Each country participating in the FCPF is addressing the challenges of deforestation and forest degradation in its own way and contributing valuable experience to the partnership.
In this way the FCPF is maximizing its learning value, by testing various approaches.
The Carbon Finance Mechanism
FEW countries will be selected to participate in this mechanism, through which the Facility will implement and evaluate pilot incentive programmes for REDD, based on a system of compensated reductions.
The selected countries, having (a) demonstrated ownership on REDD and adequate monitoring capacity; and (b) established a credible reference scenario and options for reducing emissions, will receive payments for reducing emissions below the reference scenario.

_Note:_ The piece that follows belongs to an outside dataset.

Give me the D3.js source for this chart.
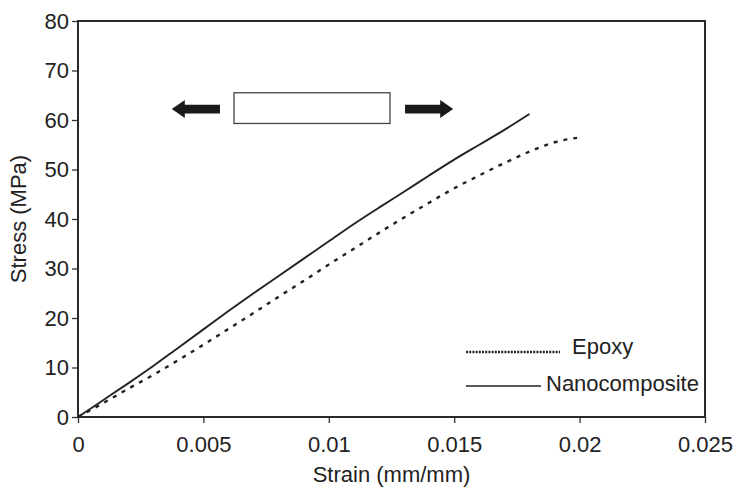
<!DOCTYPE html>
<html>
<head>
    <meta charset="utf-8" />
    <script src="https://d3js.org/d3.v7.min.js"></script>
    <style>
        body { margin: 0; background: #fff; }
        svg text { font-family: "Liberation Sans", Arial, sans-serif; fill: #222; }
    </style>
</head>
<body>
    <svg width="736" height="487"></svg>
    <script>
        // data
        var xTicks = [0, 0.005, 0.01, 0.015, 0.02, 0.025];
        var yTicks = [0, 10, 20, 30, 40, 50, 60, 70, 80];

        var nanoStrain = [0, 0.001, 0.002, 0.003, 0.004, 0.005, 0.006, 0.007, 0.008, 0.009, 0.010,
            0.011, 0.012, 0.013, 0.014, 0.015, 0.016, 0.017, 0.018];
        var nanoStress = [0, 3.4, 6.8, 10.3, 14, 17.7, 21.4, 25, 28.5, 32, 35.5,
            39, 42.3, 45.5, 48.8, 52, 55, 58, 61.2];

        var epoxyStrain = [0, 0.001, 0.002, 0.003, 0.004, 0.005, 0.006, 0.007, 0.008, 0.009, 0.010,
            0.011, 0.012, 0.013, 0.014, 0.015, 0.016, 0.017, 0.018, 0.019, 0.0199];
        var epoxyStress = [0, 2.8, 5.7, 8.5, 11.5, 14.6, 17.8, 21, 24.3, 27.5, 30.8,
            34, 37.2, 40.3, 43.3, 46.2, 48.8, 51.3, 53.6, 55.5, 56.4];

        var seriesNames = ["Epoxy", "Nanocomposite"];

        var svg = d3.select("svg"),
            margin = { top: 21, right: 31, bottom: 70, left: 78 },
            width = +svg.attr("width") - margin.left - margin.right,
            height = +svg.attr("height") - margin.top - margin.bottom,
            g = svg.append("g").attr("transform", "translate(" + margin.left + "," + margin.top + ")");

        var fontSize = "22px";

        var x = d3.scaleLinear().domain([0, 0.025]).range([0, width]);
        var y = d3.scaleLinear().domain([0, 80]).range([height, 0]);

        // axes
        var xAxis = g.append("g")
            .attr("transform", "translate(0," + height + ")")
            .call(d3.axisBottom(x).tickValues(xTicks).tickSize(6).tickPadding(13)
                .tickFormat(function (d) { return d === 0 ? "0" : String(+d.toFixed(3)); }));
        var yAxis = g.append("g")
            .call(d3.axisLeft(y).tickValues(yTicks).tickSize(6).tickPadding(3));

        [xAxis, yAxis].forEach(function (a) {
            a.select(".domain").remove();
            a.selectAll("line").attr("stroke", "#333").attr("stroke-width", 1.3);
            a.selectAll("text").style("font-size", fontSize).attr("fill", "#222");
        });

        // frame
        g.append("rect")
            .attr("x", 0).attr("y", 0)
            .attr("width", width).attr("height", height)
            .attr("fill", "none")
            .attr("stroke", "#2a2a2a")
            .attr("stroke-width", 2);

        // curves
        var line = d3.line()
            .x(function (d) { return x(d[0]); })
            .y(function (d) { return y(d[1]); })
            .curve(d3.curveMonotoneX);

        var epoxy = epoxyStrain.map(function (s, i) { return [s, epoxyStress[i]]; });
        var nano = nanoStrain.map(function (s, i) { return [s, nanoStress[i]]; });

        g.append("path")
            .datum(epoxy)
            .attr("d", line)
            .attr("fill", "none")
            .attr("stroke", "#222")
            .attr("stroke-width", 2.4)
            .attr("stroke-dasharray", "4,6");

        g.append("path")
            .datum(nano)
            .attr("d", line)
            .attr("fill", "none")
            .attr("stroke", "#222")
            .attr("stroke-width", 1.9);

        // specimen sketch: box and two arrows
        var boxX = [0.00622, 0.01244], boxY = [59.3, 65.5];
        g.append("rect")
            .attr("x", x(boxX[0])).attr("y", y(boxY[1]))
            .attr("width", x(boxX[1]) - x(boxX[0]))
            .attr("height", y(boxY[0]) - y(boxY[1]))
            .attr("fill", "#fff")
            .attr("stroke", "#444")
            .attr("stroke-width", 1.3);

        var arrows = [[0.00566, 0.00374], [0.01304, 0.01496]];
        var arrowY = 62.2;
        arrows.forEach(function (a) {
            var x0 = x(a[0]), x1 = x(a[1]), cy = y(arrowY);
            var dir = x1 > x0 ? 1 : -1;
            var head = 13, shaft = 4.4, hh = 9;
            var xb = x1 - dir * head;
            var pts = [[x0, cy - shaft], [xb, cy - shaft], [xb, cy - hh], [x1, cy],
                [xb, cy + hh], [xb, cy + shaft], [x0, cy + shaft]];
            g.append("path")
                .attr("d", "M" + pts.map(function (p) { return p.join(","); }).join("L") + "Z")
                .attr("fill", "#1a1a1a");
        });

        // legend
        var legend = svg.append("g").attr("transform", "translate(466,352)");
        legend.append("line")
            .attr("x1", 0).attr("x2", 94).attr("y1", 0).attr("y2", 0)
            .attr("stroke", "#222").attr("stroke-width", 2.6)
            .attr("stroke-dasharray", "2,1.2");
        legend.append("text")
            .attr("x", 106).attr("y", -6).attr("dy", "0.35em")
            .style("font-size", fontSize)
            .text(seriesNames[0]);
        legend.append("line")
            .attr("x1", 0).attr("x2", 75).attr("y1", 34).attr("y2", 34)
            .attr("stroke", "#222").attr("stroke-width", 1.5);
        legend.append("text")
            .attr("x", 80).attr("y", 31).attr("dy", "0.35em")
            .style("font-size", fontSize)
            .text(seriesNames[1]);

        // axis titles
        svg.append("text")
            .attr("x", margin.left + width / 2)
            .attr("y", 482)
            .attr("text-anchor", "middle")
            .style("font-size", fontSize)
            .text("Strain (mm/mm)");

        svg.append("text")
            .attr("transform", "translate(26," + (margin.top + height / 2) + ") rotate(-90)")
            .attr("text-anchor", "middle")
            .style("font-size", fontSize)
            .text("Stress (MPa)");
    </script>
</body>
</html>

The structure of these incentive payments will build on the options for REDD that are currently being discussed within the United Nations Framework Convention on Climate Change (UNFCCC) process, with payments made to help address the causes of deforestation and degradation.
Within the Carbon Finance Mechanism, payments will only be made to countries that achieve measurable and verifiable emission reductions.
Together, these two mechanisms seek to learn lessons from first-of-a kind operations and develop a realistic and cost-effective large new instrument for tackling deforestation, to help safeguard the Earth’s climate, reduce poverty, manage freshwater resources, and protect biodiversity.
However, it is important to note that the Facility itself is not a panacea to “save the world’s forests.” Rather, it seeks to create an enabling environment and garner a body of knowledge and experiences that can facilitate development of a much larger global programme of incentives for REDD over the medium term (5-10 years).
The targeted volume of the facility is approximately US$385 million.